Born April 16, 1755 in Paris, France; Died March 30, 1842 in Paris
Self Portrait, 1790
Marie-Louise-Élisabeth Vigée-LeBrun had a career as lengthy and rich as her complicated name suggests. Born to an artist father (which is a common trend I’m noticing amongst the women I research), Vigée-LeBrun was introduced to painting at a young age. Her early pieces, mainly portraiture, received praise from notable artists of the time, and by age 15 she had already amassed a large following and fair amount of wealth.
The Artist’s Brother, 1773
In 1776, Vigée-LeBrun married artist Jean Baptiste LeBrun, who was more notable as an art dealer and collector. He helped Élisabeth Louise to further solidify her reputation as a serious artist. Many aristocrats of the time enjoyed the young artist’s fresh style and vivid colors, and her ability to “[depict] her sitters in a flattering manner, posed gracefully and wearing their most stylish clothing.” In 1779, Vigée-LeBrun received the greatest break of her career when Marie Antoinette, the current queen of France, requested she paint a portrait of her. The artist arrived in Versailles, where she began a lasting friendship with Antoinette (who is so fascinating in her own right), eventually creating upwards of 30 portraits of the Queen. Antoinette also helped Vigée-LeBrun to be inducted into the very prestigious Paris Royal Academy of the arts, where she was one of only four women. Her acceptance into the Academy, unsurprisingly, created controversy amongst the male-dominated membership of the time.

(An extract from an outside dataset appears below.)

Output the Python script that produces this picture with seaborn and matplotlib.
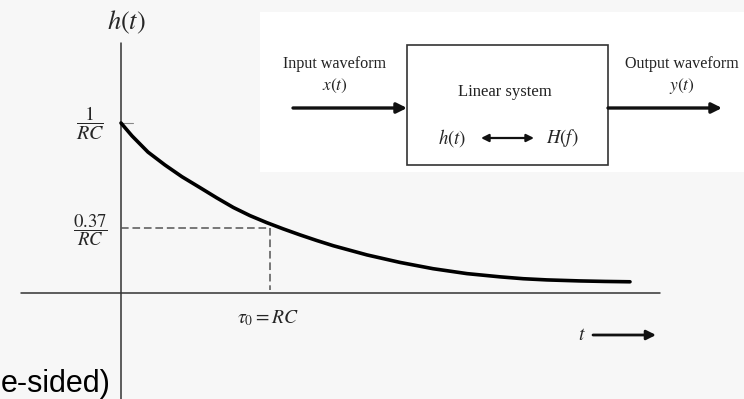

Marie Antoinette, 1779 Marie Antoinette with Children, 1788
The picture on the left is one of Vigée-LeBrun first portraits of Queen Antoinette, depicting her in a lavish, detailed outfit, holding a small pink rose. This image is one of pure femininity, and I think her position as a female painter made it easier for Vigée-LeBrun to accurately capture the stunning nature of the queen. The portrait on the right features the queen in a striking, but yet more subdued, dress, caring for her young children. I think these two portraits show a slight evolution in Vigée-LeBrun’s style, but more interestingly, the path that Antoinette’s life took over the course of ten years. This painting was also the last portrait she made of her. Those of you who know a bit about the history of the time period know that this was merely years before Antoinette’s execution and the decline of the French monarchy.
Vigée-LeBrun accurately perceived that a revolution was about to take place, and knew her role as an artist and friend of the royal family would not be highly favored. Taking her 9 year old daughter with her, Vigée-LeBrun fled France in 1789, traveling across Europe. She was met with open arms from other royalty and aristocrats in countries like Italy and Switzerland. The displaced artists eventually settled in Russia, where she remained for several years before returning to France permanently in 1805.
The Genius of Alexander
I included this painting because it shows Vigée-LeBrun’s shift from painting primarily portraits to creating mythological scenes in her later life.
What I find so interesting about Louise Vigée-LeBrun is that she really didn’t let being a woman during this time period impede her success. Although it seems that she largely painted women, and had a large female fanbase (like Marie Antoinette), the accounts I’ve read say that she was appreciated by all– her talent was, after all, very obvious. Vigée-LeBrun was confident in not only her work as an artist, but also herself. She published three volumes of memoirs toward the end of her life, claiming that she painted almost 900 paintings (many of which have since been lost to history.) She lived a fascinating life, during a time period of rapid change. As writer Nancy Heller remarked, her most successful portraits “vividly preserve a way of life that was fading even as she painted it.” Her position as a woman makes her portrayals of the time even more unique.